Accordingly, she started working with lawmakers and health care providers late last year to develop a bill on the issue. She quickly started hearing from representatives with Teladoc — a telehealth company already working in Indiana as part of the pilot program — who were eager to see the state set some concrete standards around telemedicine.
“We know that the work that we do will benefit our competitors, and so while Teladoc was able to be compliant in the state, other telemedicine companies were not,” said Claudia Tucker, the company’s vice president of government affairs. “We firmly believe that competition is a good thing.”
Kirchhofer said she also heard from businesses and state agencies pushing the effort, especially those with “on-site health clinics” hoping to start offering services during nontraditional hours.
The only reticence she recalled hearing about the effort came from larger providers, who worried that the legislation could shift the competitive balance unfairly toward physicians working out of their own homes.
“I’d hear people say, “Do they have an unfair advantage because they don’t have a brick-and-mortar office and aren’t paying utilities?” Kirchhofer said.
But Brian Tabor, executive vice president of the Indiana Hospital Association, said that issue never seemed overly concerning to the members of his group.

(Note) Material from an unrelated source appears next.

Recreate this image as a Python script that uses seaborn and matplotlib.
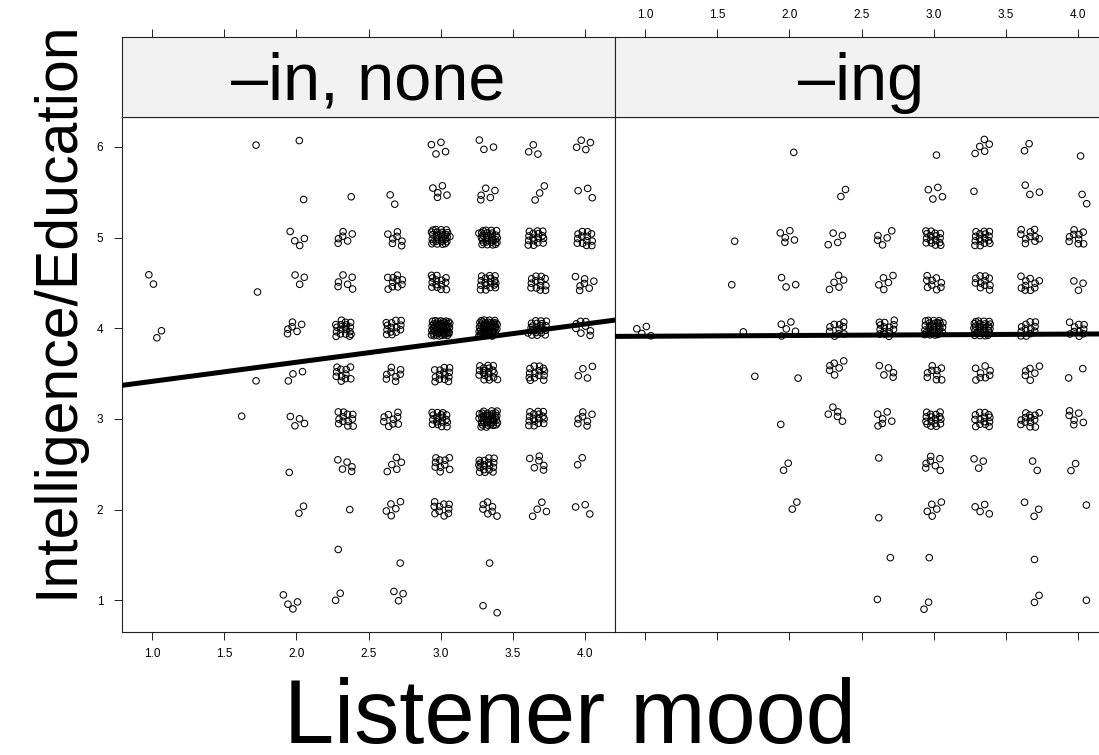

While he admitted that the new law could help some individual practitioners expand their practices, he also thinks hospitals and other large providers will always hold a certain advantage in providing in-person consultations and “continuity of care.”
“We all know that there sometimes can be a wait for appointments, so we all know that a need is there,” Tabor said. “I don’t think it’s going to have a disruptive competitive effect from that standpoint, I just think it’s kind of a win for our consumers.”
Indeed, Tabor views the new law as part of the natural evolution of health care to become more “on demand” and hopes that it will help relieve some of the strain on hospital emergency rooms and urgent care centers, which are often crowded with people looking for basic care during nontraditional hours.
Mario Gutierrez, executive director for the nonprofit Center for Connected Health Policy, foresees it having just such an effect, and hailed the legislation as particularly “forward-thinking” as far as state law goes. He noted that the legislation is unique in how it grants remote prescribing permission to more than just primary care physicians, and praised it for containing a “store and forward” provision, letting patients transmit their medical information to remote providers to enable a whole host of telemedicine efforts going forward.
Kirchhofer noted that she specifically designed the legislation to be “technology neutral,” in order to prevent the legislation from becoming “outdated” as new telehealth techniques emerge, and added she was open to granting prescribing powers to other types of providers, like dentists, going forward.
Tucker expects others to do just that in the coming months, and she thinks other telehealth companies will start joining Teladoc in getting active in the state as well.
“What this did is it opened up that entire market,” Tucker said.
Gutierrez hails that as good news indeed for all Indiana residents, as the state joins the national movement toward a “patient-centric” model of health care.
“The uses of telehealth have real benefit for improving the quality and efficiency of care, and the fact that it passed is an important statement,” Gutierrez said.